### Written instruction
Quote every line below exactly and skip any picture.
┌─ Given information
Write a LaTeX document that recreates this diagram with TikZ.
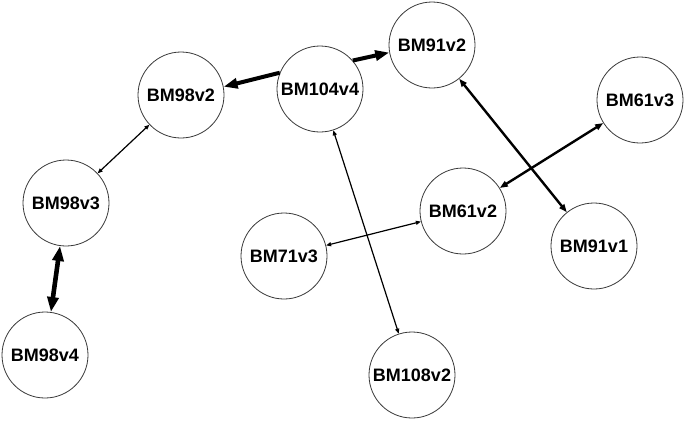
\documentclass[tikz,border=0pt]{standalone}
\usepackage{fontspec}
\setmainfont{Liberation Sans}
\usepackage{xcolor}
\usetikzlibrary{arrows.meta}
\definecolor{edgec}{HTML}{000000}
\definecolor{rimc}{HTML}{3A3A3A}
\tikzset{
  nd/.style={circle,draw=rimc,line width=0.8pt,fill=white,minimum size=86pt,inner sep=0pt,font=\fontsize{18}{20}\selectfont\bfseries},
  thin ar/.style={{Triangle[length=5pt,width=4pt]}-{Triangle[length=5pt,width=4pt]},line width=1.2pt,edgec},
  mid ar/.style={{Triangle[length=8pt,width=6pt]}-{Triangle[length=8pt,width=6pt]},line width=2.4pt,edgec},
  fat ar/.style={-{Triangle[length=14pt,width=10pt]},line width=4pt,edgec},
  fat ar2/.style={{Triangle[length=15pt,width=11pt]}-{Triangle[length=15pt,width=11pt]},line width=4.6pt,edgec}
}

\begin{document}
\begin{tikzpicture}[x=1pt,y=-1pt]
\useasboundingbox (0,0) rectangle (685,421);
\node[nd] (n91b) at (432,45) {BM91v2};
\node[nd] (n98b) at (181,95) {BM98v2};
\node[nd] (n104) at (320,89) {BM104v4};
\node[nd] (n61c) at (640,100) {BM61v3};
\node[nd] (n98c) at (66,203) {BM98v3};
\node[nd] (n61b) at (463,211) {BM61v2};
\node[nd] (n91a) at (594,246) {BM91v1};
\node[nd] (n71c) at (284,256) {BM71v3};
\node[nd] (n98d) at (45,355) {BM98v4};
\node[nd] (n108) at (412,375) {BM108v2};
% edges
\draw[fat ar] (n104.158) -- (n98b.11);
\draw[fat ar] (n104.41) -- (n91b.190);
\draw[thin ar] (n98b) -- (n98c);
\draw[fat ar2] (n98c) -- (n98d);
\draw[mid ar] (n91b) -- (n91a);
\draw[mid ar] (n61b) -- (n61c);
\draw[thin ar] (n71c) -- (n61b);
\draw[thin ar] (n104) -- (n108);
\end{tikzpicture}
\end{document}
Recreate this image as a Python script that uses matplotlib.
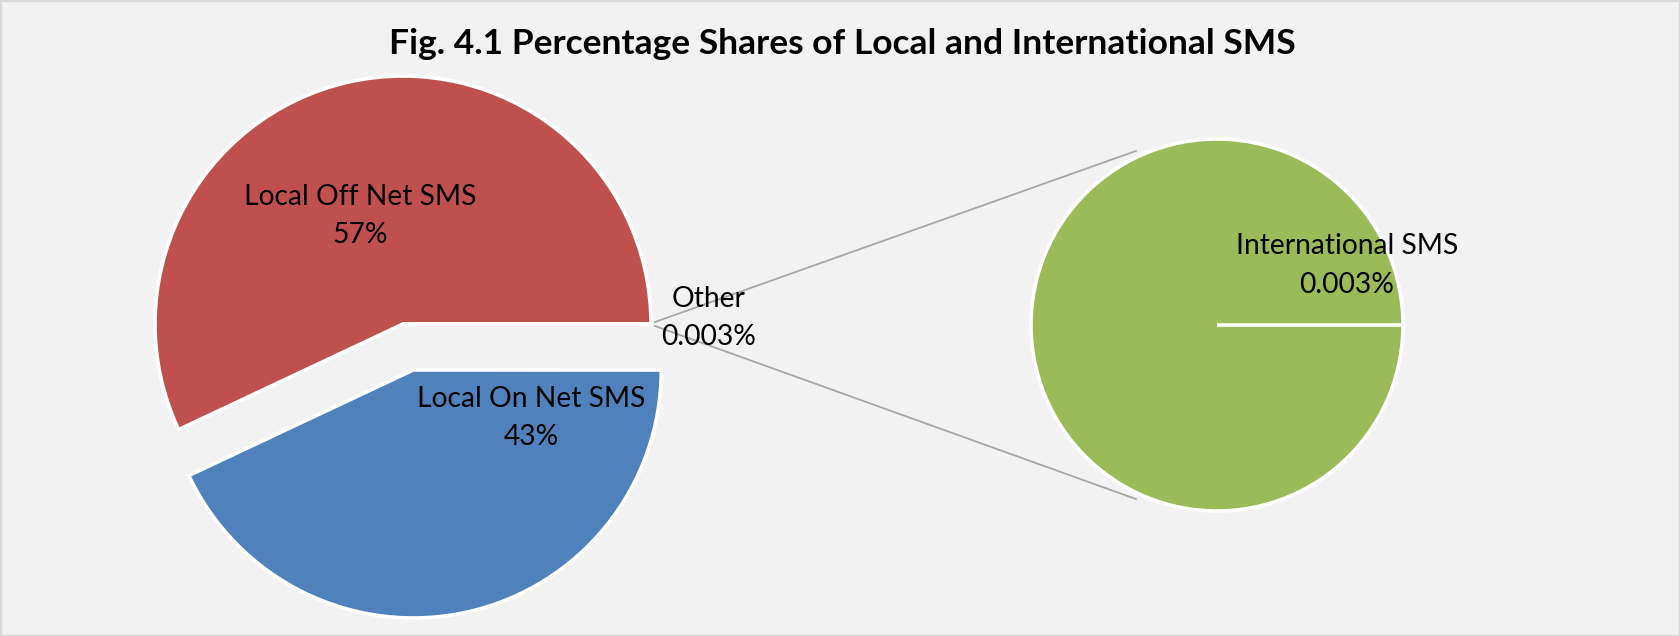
import math
import matplotlib
matplotlib.use("Agg")
import matplotlib.pyplot as plt
from matplotlib.patches import Rectangle

# ---------------- data ----------------
title = "Fig. 4.1 Percentage Shares of Local and International SMS"
categories = ["Local Off Net SMS", "Local On Net SMS", "Other"]
shares = [57.0, 43.0, 0.003]
share_labels = ["57%", "43%", "0.003%"]
sub_categories = ["International SMS"]
sub_shares = [0.003]
sub_share_labels = ["0.003%"]

# ---------------- style ----------------
W, H = 1680, 636
BG = "#F2F2F2"
colors = ["#C0504D", "#4F81BD", "#9BBB59"]
sub_colors = ["#9BBB59"]
FONT = "Lato"
LABEL_FS = 20.3
TITLE_FS = 25.5

fig = plt.figure(figsize=(W / 100, H / 100), dpi=100, facecolor=BG)
ax = fig.add_axes([0, 0, 1, 1])
ax.set_facecolor(BG)

def Y(y):
    return H - y

# main pie (explode is in data units = pixels here)
cx, cy, r = 403, Y(324), 248
ax.pie(shares, center=(cx, cy), radius=r, startangle=0, counterclock=True,
       explode=[0, 0.19 * r, 0], colors=colors,
       wedgeprops=dict(edgecolor="white", linewidth=2.6))

# secondary pie
gx, gy, gr = 1217, Y(325), 186
ax.pie(sub_shares, center=(gx, gy), radius=gr, startangle=0, colors=sub_colors,
       wedgeprops=dict(edgecolor="white", linewidth=2.6))
ax.plot([gx, gx + gr], [gy, gy], color="white", lw=2.6, solid_capstyle="butt", zorder=5)

# connector lines
ang = math.radians(115)
for sgn in (1, -1):
    x0, y0 = cx + r + 4, cy + sgn * 2
    x1 = gx + (gr + 6) * math.cos(ang)
    y1 = gy + sgn * (gr + 6) * math.sin(ang)
    ax.plot([x0, x1], [y0, y1], color="#A6A6A6", lw=1.3, zorder=1)

ax.set_xlim(0, W)
ax.set_ylim(0, H)
ax.set_aspect("equal")
ax.axis("off")

# labels
label_pos = [(360, 205), (531, 407), (709, 307)]
for name, pct, (x, y) in zip(categories, share_labels, label_pos):
    ax.text(x, Y(y), name, ha="center", va="baseline", fontsize=LABEL_FS,
            family=FONT, color="black", zorder=6)
    ax.text(x, Y(y + 38), pct, ha="center", va="baseline", fontsize=LABEL_FS,
            family=FONT, color="black", zorder=6)

for name, pct, (x, y) in zip(sub_categories, sub_share_labels, [(1347, 254)]):
    ax.text(x, Y(y), name, ha="center", va="baseline", fontsize=LABEL_FS,
            family=FONT, color="black", zorder=6)
    ax.text(x, Y(y + 39), pct, ha="center", va="baseline", fontsize=LABEL_FS,
            family=FONT, color="black", zorder=6)

ax.text(842, Y(54), title, ha="center", va="baseline", fontsize=TITLE_FS,
        family=FONT, fontweight="bold", color="black")

fig.add_artist(Rectangle((0, 0), 1, 1, transform=fig.transFigure, fill=False,
                         edgecolor="#D9D9D9", lw=2.5))

fig.savefig("out.png", dpi=100, facecolor=BG)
└─
### Exercise answer
Write a LaTeX document that recreates this diagram with TikZ.
\documentclass[tikz,border=0pt]{standalone}
\usepackage{fontspec}
\setmainfont{Liberation Sans}
\usepackage{xcolor}
\usetikzlibrary{arrows.meta}
\definecolor{edgec}{HTML}{000000}
\definecolor{rimc}{HTML}{3A3A3A}
\tikzset{
  nd/.style={circle,draw=rimc,line width=0.8pt,fill=white,minimum size=86pt,inner sep=0pt,font=\fontsize{18}{20}\selectfont\bfseries},
  thin ar/.style={{Triangle[length=5pt,width=4pt]}-{Triangle[length=5pt,width=4pt]},line width=1.2pt,edgec},
  mid ar/.style={{Triangle[length=8pt,width=6pt]}-{Triangle[length=8pt,width=6pt]},line width=2.4pt,edgec},
  fat ar/.style={-{Triangle[length=14pt,width=10pt]},line width=4pt,edgec},
  fat ar2/.style={{Triangle[length=15pt,width=11pt]}-{Triangle[length=15pt,width=11pt]},line width=4.6pt,edgec}
}

\begin{document}
\begin{tikzpicture}[x=1pt,y=-1pt]
\useasboundingbox (0,0) rectangle (685,421);
\node[nd] (n91b) at (432,45) {BM91v2};
\node[nd] (n98b) at (181,95) {BM98v2};
\node[nd] (n104) at (320,89) {BM104v4};
\node[nd] (n61c) at (640,100) {BM61v3};
\node[nd] (n98c) at (66,203) {BM98v3};
\node[nd] (n61b) at (463,211) {BM61v2};
\node[nd] (n91a) at (594,246) {BM91v1};
\node[nd] (n71c) at (284,256) {BM71v3};
\node[nd] (n98d) at (45,355) {BM98v4};
\node[nd] (n108) at (412,375) {BM108v2};
% edges
\draw[fat ar] (n104.158) -- (n98b.11);
\draw[fat ar] (n104.41) -- (n91b.190);
\draw[thin ar] (n98b) -- (n98c);
\draw[fat ar2] (n98c) -- (n98d);
\draw[mid ar] (n91b) -- (n91a);
\draw[mid ar] (n61b) -- (n61c);
\draw[thin ar] (n71c) -- (n61b);
\draw[thin ar] (n104) -- (n108);
\end{tikzpicture}
\end{document}
Recreate this image as a Python script that uses matplotlib.
import math
import matplotlib
matplotlib.use("Agg")
import matplotlib.pyplot as plt
from matplotlib.patches import Rectangle

# ---------------- data ----------------
title = "Fig. 4.1 Percentage Shares of Local and International SMS"
categories = ["Local Off Net SMS", "Local On Net SMS", "Other"]
shares = [57.0, 43.0, 0.003]
share_labels = ["57%", "43%", "0.003%"]
sub_categories = ["International SMS"]
sub_shares = [0.003]
sub_share_labels = ["0.003%"]

# ---------------- style ----------------
W, H = 1680, 636
BG = "#F2F2F2"
colors = ["#C0504D", "#4F81BD", "#9BBB59"]
sub_colors = ["#9BBB59"]
FONT = "Lato"
LABEL_FS = 20.3
TITLE_FS = 25.5

fig = plt.figure(figsize=(W / 100, H / 100), dpi=100, facecolor=BG)
ax = fig.add_axes([0, 0, 1, 1])
ax.set_facecolor(BG)

def Y(y):
    return H - y

# main pie (explode is in data units = pixels here)
cx, cy, r = 403, Y(324), 248
ax.pie(shares, center=(cx, cy), radius=r, startangle=0, counterclock=True,
       explode=[0, 0.19 * r, 0], colors=colors,
       wedgeprops=dict(edgecolor="white", linewidth=2.6))

# secondary pie
gx, gy, gr = 1217, Y(325), 186
ax.pie(sub_shares, center=(gx, gy), radius=gr, startangle=0, colors=sub_colors,
       wedgeprops=dict(edgecolor="white", linewidth=2.6))
ax.plot([gx, gx + gr], [gy, gy], color="white", lw=2.6, solid_capstyle="butt", zorder=5)

# connector lines
ang = math.radians(115)
for sgn in (1, -1):
    x0, y0 = cx + r + 4, cy + sgn * 2
    x1 = gx + (gr + 6) * math.cos(ang)
    y1 = gy + sgn * (gr + 6) * math.sin(ang)
    ax.plot([x0, x1], [y0, y1], color="#A6A6A6", lw=1.3, zorder=1)

ax.set_xlim(0, W)
ax.set_ylim(0, H)
ax.set_aspect("equal")
ax.axis("off")

# labels
label_pos = [(360, 205), (531, 407), (709, 307)]
for name, pct, (x, y) in zip(categories, share_labels, label_pos):
    ax.text(x, Y(y), name, ha="center", va="baseline", fontsize=LABEL_FS,
            family=FONT, color="black", zorder=6)
    ax.text(x, Y(y + 38), pct, ha="center", va="baseline", fontsize=LABEL_FS,
            family=FONT, color="black", zorder=6)

for name, pct, (x, y) in zip(sub_categories, sub_share_labels, [(1347, 254)]):
    ax.text(x, Y(y), name, ha="center", va="baseline", fontsize=LABEL_FS,
            family=FONT, color="black", zorder=6)
    ax.text(x, Y(y + 39), pct, ha="center", va="baseline", fontsize=LABEL_FS,
            family=FONT, color="black", zorder=6)

ax.text(842, Y(54), title, ha="center", va="baseline", fontsize=TITLE_FS,
        family=FONT, fontweight="bold", color="black")

fig.add_artist(Rectangle((0, 0), 1, 1, transform=fig.transFigure, fill=False,
                         edgecolor="#D9D9D9", lw=2.5))

fig.savefig("out.png", dpi=100, facecolor=BG)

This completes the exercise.